Intervention de Jean-Louis Bricout

Séance en hémicycle du vendredi 6 novembre 2020 à 15h00
Adaptation au droit de l'union européenne en matière économique et financière — Discussion générale

Photo issue du site de l'Assemblée nationale ou de WikipediaJean-Louis Bricout :

Ce texte d'adaptation du droit de l'Union européenne contient des dispositions diverses et porte sur la transposition de quinze directives et l'adaptation de onze règlements européens. Cela méritait peut-être mieux qu'un texte balai composé de dispositions qui n'ont rien à voir les unes avec les autres : il y est question de protection des consommateurs, de douanes, de systèmes financiers, de lutte contre le blanchiment de capitaux, de financement du terrorisme, de gestion du fonds européen agricole pour le développement rural – FEADER – , d'autorité de la concurrence, de droit d'auteur et droits voisins, de médecine vétérinaire, etc.

Ce projet de loi n'est justifié que par la nécessité de respecter les délais de transposition, ce qui est impératif pour des textes européens dont certains datent de plus de trois ans. Il met en lumière, dans certains cas, les retards de la politique du Gouvernement dans l'intégration de ces directives et règlements en droit français. Le projet de loi escamote le débat, et ne procède pas toujours à une transposition législative en bonne et due forme. En effet, il renvoie à de nombreuses ordonnances : quatorze articles sur vingt-huit demandent une habilitation en ce sens. Cette place prépondérante laissée au pouvoir réglementaire ne plaide pas en faveur de la publicité des débats et de la démocratisation des enjeux liés à l'Union européenne.

Ce texte nous revient en nouvelle lecture après l'échec de la commission mixte paritaire qui a mis en lumière le fait qu'il restait au moins deux points de désaccord entre l'Assemblée et le Sénat.
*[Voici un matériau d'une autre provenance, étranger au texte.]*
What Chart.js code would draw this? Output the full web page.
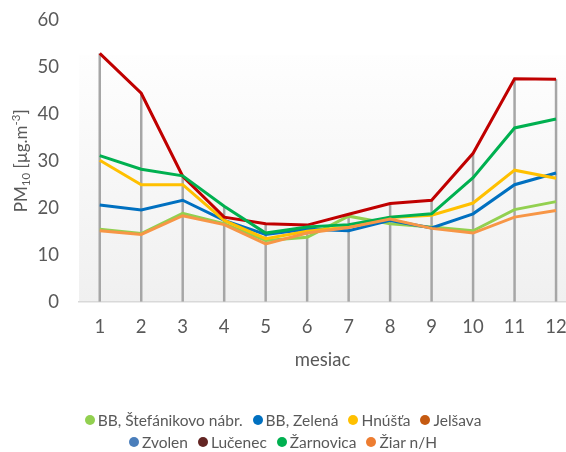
<!DOCTYPE html>
<html>
<head>
<meta charset="utf-8">
<title>PM10 – mesačné priemery</title>
<script src="https://cdn.jsdelivr.net/npm/chart.js@4.4.0/dist/chart.umd.min.js"></script>
<style>
  html, body { margin: 0; padding: 0; background: #fff; overflow: hidden; }
  #wrap { position: relative; width: 566px; height: 452px; }
  #legend {
    position: absolute; left: 0; top: 409px; width: 566px;
    font-family: Lato, "Open Sans", sans-serif; font-size: 15.5px; color: #595959;
  }
  .row { display: flex; justify-content: center; align-items: center; height: 22px; }
  .item { display: flex; align-items: center; margin: 0 5px; white-space: nowrap; }
  .dot { width: 10px; height: 10px; border-radius: 50%; margin-right: 3px; }
</style>
</head>
<body>
<div id="wrap">
  <canvas id="pmChart" width="566" height="452"></canvas>
  <div id="legend"></div>
</div>
<script>
// months on the x axis
const months = [1, 2, 3, 4, 5, 6, 7, 8, 9, 10, 11, 12];
const yTicks = [0, 10, 20, 30, 40, 50, 60];

// monthly PM10 averages per station (µg/m3)
const stefanikovo = [15.4, 14.5, 18.8, 16.6, 13.0, 13.7, 18.2, 16.6, 15.9, 15.1, 19.6, 21.3];
const zelena      = [20.6, 19.5, 21.6, 17.3, 14.3, 15.4, 15.1, 17.3, 15.7, 18.7, 24.9, 27.4];
const hnusta      = [30.1, 24.9, 24.9, 17.3, 13.4, 15.0, 15.9, 17.9, 18.4, 21.0, 28.0, 26.3];
const jelsava     = [];
const zvolen      = [];
const lucenec     = [52.9, 44.4, 26.7, 18.0, 16.6, 16.3, 18.6, 20.9, 21.6, 31.6, 47.5, 47.4];
const zarnovica   = [31.1, 28.2, 26.8, 20.3, 14.6, 15.9, 16.4, 18.0, 18.7, 26.4, 37.0, 38.9];
const ziar        = [15.1, 14.3, 18.3, 16.4, 12.3, 14.6, 15.8, 17.6, 15.6, 14.6, 18.0, 19.4];

const stations = [
  { name: 'BB, Štefánikovo nábr.', data: stefanikovo, line: '#92D050', key: '#92D050' },
  { name: 'BB, Zelená',            data: zelena,      line: '#0070C0', key: '#0070C0' },
  { name: 'Hnúšťa',                data: hnusta,      line: '#FFC000', key: '#FFC000' },
  { name: 'Jelšava',               data: jelsava,     line: '#C55A11', key: '#C55A11' },
  { name: 'Zvolen',                data: zvolen,      line: '#4A7EBB', key: '#4A7EBB' },
  { name: 'Lučenec',               data: lucenec,     line: '#C00000', key: '#632523' },
  { name: 'Žarnovica',             data: zarnovica,   line: '#00B050', key: '#00B050' },
  { name: 'Žiar n/H',              data: ziar,        line: '#F79646', key: '#ED7D31' }
];

const textColor = '#595959';
const fontFamily = 'Lato, "Open Sans", sans-serif';

// soft grey gradient behind the plot
const plotBackground = {
  id: 'plotBackground',
  beforeDraw(chart) {
    const { ctx, chartArea: a } = chart;
    const top = a.top + 35;
    const g = ctx.createLinearGradient(0, top, 0, a.bottom);
    g.addColorStop(0, '#FEFEFE');
    g.addColorStop(1, '#F0F0F0');
    ctx.save();
    ctx.fillStyle = g;
    ctx.fillRect(a.left, top, a.right - a.left, a.bottom - top);
    ctx.restore();
  }
};

// vertical drop lines from the highest value of each month down to the axis
const dropLines = {
  id: 'dropLines',
  beforeDatasetsDraw(chart) {
    const { ctx, scales: { x, y } } = chart;
    ctx.save();
    ctx.strokeStyle = '#A6A6A6';
    ctx.lineWidth = 2.5;
    months.forEach((m, i) => {
      const vals = stations.map(s => s.data[i]).filter(v => v != null);
      if (!vals.length) return;
      const px = x.getPixelForValue(m);
      ctx.beginPath();
      ctx.moveTo(px, y.getPixelForValue(Math.max(...vals)));
      ctx.lineTo(px, y.getPixelForValue(0));
      ctx.stroke();
    });
    ctx.restore();
  }
};

// y axis title with sub/superscript
const yTitle = {
  id: 'yTitle',
  afterDraw(chart) {
    const { ctx, chartArea: a } = chart;
    const big = '17px ' + fontFamily;
    const small = '11.5px ' + fontFamily;
    const parts = [
      { t: 'PM', f: big, dy: 0 },
      { t: '10', f: small, dy: 4 },
      { t: ' [µg.m', f: big, dy: 0 },
      { t: '-3', f: small, dy: -6 },
      { t: ']', f: big, dy: 0 }
    ];
    ctx.save();
    let total = 0;
    parts.forEach(p => { ctx.font = p.f; p.w = ctx.measureText(p.t).width; total += p.w; });
    ctx.translate(22, (a.top + a.bottom) / 2);
    ctx.rotate(-Math.PI / 2);
    ctx.fillStyle = textColor;
    ctx.textBaseline = 'middle';
    let cx = -total / 2;
    parts.forEach(p => {
      ctx.font = p.f;
      ctx.fillText(p.t, cx, p.dy);
      cx += p.w;
    });
    ctx.restore();
  }
};

const datasets = stations.map((s, i) => ({
  label: s.name,
  data: s.data.map((v, k) => ({ x: months[k], y: v })),
  borderColor: s.line,
  backgroundColor: s.line,
  borderWidth: 3,
  pointRadius: 0,
  tension: 0,
  order: stations.length - 1 - i
}));

new Chart(document.getElementById('pmChart'), {
  type: 'line',
  data: { datasets },
  options: {
    responsive: false,
    animation: false,
    layout: { padding: { top: 20, right: 0, bottom: 73, left: 0 } },
    plugins: { legend: { display: false }, tooltip: { enabled: false } },
    scales: {
      x: {
        type: 'linear',
        min: 0.5,
        max: 12.24,
        afterBuildTicks: scale => { scale.ticks = months.map(m => ({ value: m })); },
        // last label sits well inside the plot, no extra room needed at the edges
        afterFit: scale => { scale.paddingLeft = 0; scale.paddingRight = 0; },
        grid: { display: false, drawTicks: false },
        border: { color: '#D9D9D9', width: 1.5 },
        ticks: { color: textColor, font: { family: fontFamily, size: 18.5 }, padding: 14, maxRotation: 0 },
        title: { display: true, text: 'mesiac', color: textColor,
                 font: { family: fontFamily, size: 18.5 }, padding: { top: -3, bottom: 8 } }
      },
      y: {
        min: 0,
        max: 60,
        afterBuildTicks: scale => { scale.ticks = yTicks.map(v => ({ value: v })); },
        afterFit: scale => { scale.width = 79; scale.paddingTop = 0; scale.paddingBottom = 0; },
        grid: { display: false, drawTicks: false },
        border: { display: false },
        ticks: { color: textColor, font: { family: fontFamily, size: 18.5 }, padding: 20 }
      }
    }
  },
  plugins: [plotBackground, dropLines, yTitle]
});

// legend in two centred rows
const legend = document.getElementById('legend');
[stations.slice(0, 4), stations.slice(4)].forEach(group => {
  const row = document.createElement('div');
  row.className = 'row';
  group.forEach(s => {
    const item = document.createElement('span');
    item.className = 'item';
    item.innerHTML = '<span class="dot" style="background:' + s.key + '"></span>' + s.name;
    row.appendChild(item);
  });
  legend.appendChild(row);
});
</script>
</body>
</html>
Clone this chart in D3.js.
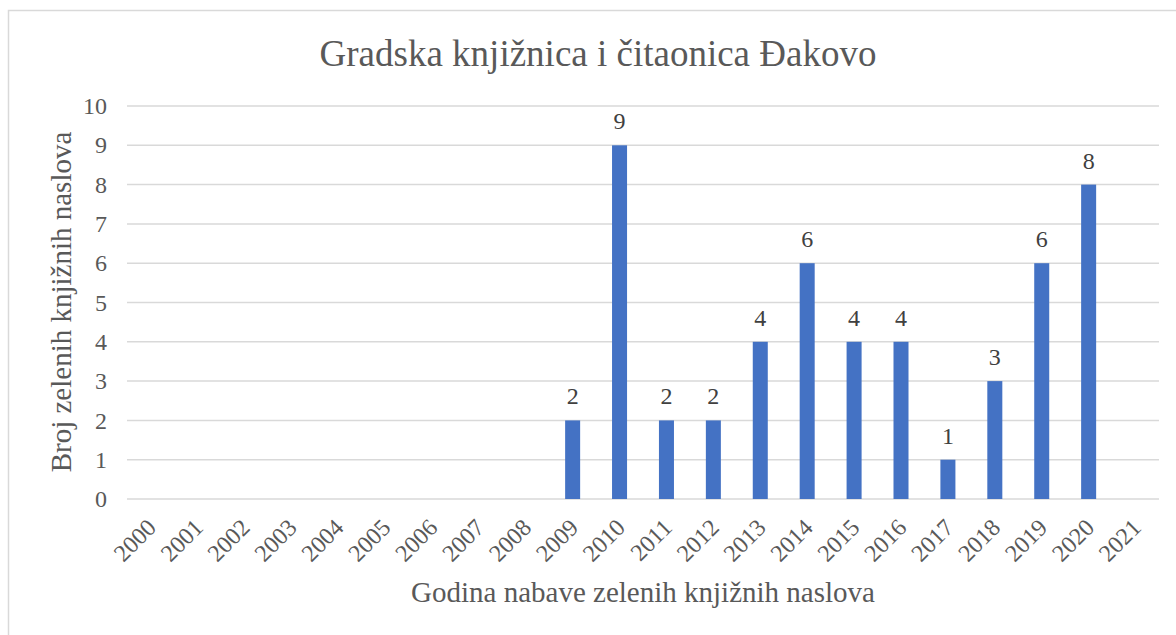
<!DOCTYPE html>
<html>
<head>
<meta charset="utf-8">
<script src="https://cdn.jsdelivr.net/npm/d3@7"></script>
<style>
  body { margin: 0; background: #fff; }
  svg text { font-family: "Liberation Serif", "Times New Roman", serif; }
</style>
</head>
<body>
<svg id="chart" width="1176" height="635"></svg>
<script>
// chart data
var years = ["2000","2001","2002","2003","2004","2005","2006","2007","2008","2009","2010",
             "2011","2012","2013","2014","2015","2016","2017","2018","2019","2020","2021"];
var counts = [0,0,0,0,0,0,0,0,0,2,9,2,2,4,6,4,4,1,3,6,8,0];
var yTicks = [0,1,2,3,4,5,6,7,8,9,10];

var titleText = "Gradska knjižnica i čitaonica Đakovo";
var xTitle = "Godina nabave zelenih knjižnih naslova";
var yTitle = "Broj zelenih knjižnih naslova";

// pair years with counts, drop empty years for bars/labels
var table = years.map(function(y, i){ return {year: y, count: counts[i]}; });
var nonZero = table.filter(function(d){ return d.count > 0; });

var svg = d3.select("#chart");

var margin = {left: 127, right: 1159, top: 106, bottom: 499};

// outer frame (right and bottom edges fall outside the picture)
svg.append("rect")
    .attr("x", 8.5).attr("y", 10.5)
    .attr("width", 1200).attr("height", 700)
    .attr("fill", "none")
    .attr("stroke", "#d9d9d9")
    .attr("stroke-width", 1.5);

var xScale = d3.scaleBand()
    .domain(years)
    .range([margin.left, margin.right])
    .paddingInner(0.68)
    .paddingOuter(0.34);

var yScale = d3.scaleLinear()
    .domain([0, 10])
    .range([margin.bottom, margin.top]);

// gridlines
svg.append("g")
    .selectAll("line")
    .data(yTicks)
    .enter()
    .append("line")
    .attr("x1", margin.left)
    .attr("x2", margin.right)
    .attr("y1", function(d){ return yScale(d); })
    .attr("y2", function(d){ return yScale(d); })
    .attr("stroke", "#d9d9d9")
    .attr("stroke-width", 1.5);

// y axis labels
var yAxis = d3.axisLeft(yScale)
    .tickValues(yTicks)
    .tickSize(0)
    .tickPadding(20);

var yg = svg.append("g")
    .attr("transform", "translate(" + margin.left + ",0)")
    .call(yAxis);
yg.select(".domain").remove();
yg.attr("font-family", null).attr("font-size", null);
yg.selectAll("text")
    .attr("fill", "#595959")
    .style("font-size", "24px");

// x axis labels, rotated
var xAxis = d3.axisBottom(xScale).tickSize(0).tickPadding(0);
var xg = svg.append("g")
    .attr("transform", "translate(0," + margin.bottom + ")")
    .call(xAxis);
xg.select(".domain").remove();
xg.attr("font-family", null).attr("font-size", null);
xg.selectAll("text")
    .attr("fill", "#595959")
    .style("font-size", "24px")
    .style("text-anchor", "end")
    .attr("dy", null)
    .attr("y", 0)
    .attr("transform", "translate(7,30) rotate(-45)");

// bars
svg.append("g")
    .selectAll("rect")
    .data(nonZero)
    .enter()
    .append("rect")
    .attr("x", function(d){ return xScale(d.year); })
    .attr("y", function(d){ return yScale(d.count); })
    .attr("width", xScale.bandwidth())
    .attr("height", function(d){ return yScale(0) - yScale(d.count); })
    .attr("fill", "#4472c4");

// data labels
svg.append("g")
    .selectAll("text")
    .data(nonZero)
    .enter()
    .append("text")
    .attr("x", function(d){ return xScale(d.year) + xScale.bandwidth() / 2; })
    .attr("y", function(d){ return yScale(d.count) - 16; })
    .attr("text-anchor", "middle")
    .attr("fill", "#404040")
    .style("font-size", "24px")
    .text(function(d){ return d.count; });

// title
svg.append("text")
    .attr("x", 598)
    .attr("y", 66)
    .attr("text-anchor", "middle")
    .attr("fill", "#595959")
    .style("font-size", "37px")
    .text(titleText);

// axis titles
svg.append("text")
    .attr("x", 643)
    .attr("y", 602)
    .attr("text-anchor", "middle")
    .attr("fill", "#595959")
    .style("font-size", "29px")
    .text(xTitle);

svg.append("text")
    .attr("transform", "translate(71,302) rotate(-90)")
    .attr("text-anchor", "middle")
    .attr("fill", "#595959")
    .style("font-size", "29px")
    .text(yTitle);
</script>
</body>
</html>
Tout d'abord, l'article 24 sur la gestion du FEADER vient habiliter le Gouvernement à légiférer par ordonnances, afin d'attribuer la gestion des aides surfaciques et non surfaciques aux régions. En dépit de l'opposition initiale du Sénat, gardien traditionnel des prérogatives des collectivités territoriales, il semble que la nouvelle rédaction de l'article convienne désormais à nos collègues sénateurs.

A également fait débat la suppression par l'Assemblée de l'article 4 bis, introduit au Sénat, à l'unanimité des groupes, à partir d'une proposition de loi sur le libre choix du consommateur dans le cyberespace. Afin de débloquer la situation, le rapporteur du Sénat a proposé un compromis en CMP, que le rapporteur de l'Assemblée a refusé au motif d'un risque d'insécurité juridique.

En tout état de cause, ces questions importantes relatives aux services numériques méritaient sans doute mieux qu'une transposition dans un article additionnel et auraient à elles seules justifié l'examen en séance d'un texte dédié. Certes, rien n'interdit que la législation française anticipe l'action du législateur européen ; néanmoins, pour des raisons de cohérence, il ne serait pas absurde d'attendre que la Commission européenne ait présenté sa proposition : cela permettrait de mieux cadrer les propositions législatives nationales que l'une des deux chambres du Parlement français souhaiterait voir adopter.

Compte tenu de mes remarques préliminaires sur la nature de ce texte et des nombreux inconvénients qu'il comporte à côté de certaines dispositions utiles, le groupe Socialistes et apparentés s'abstiendra.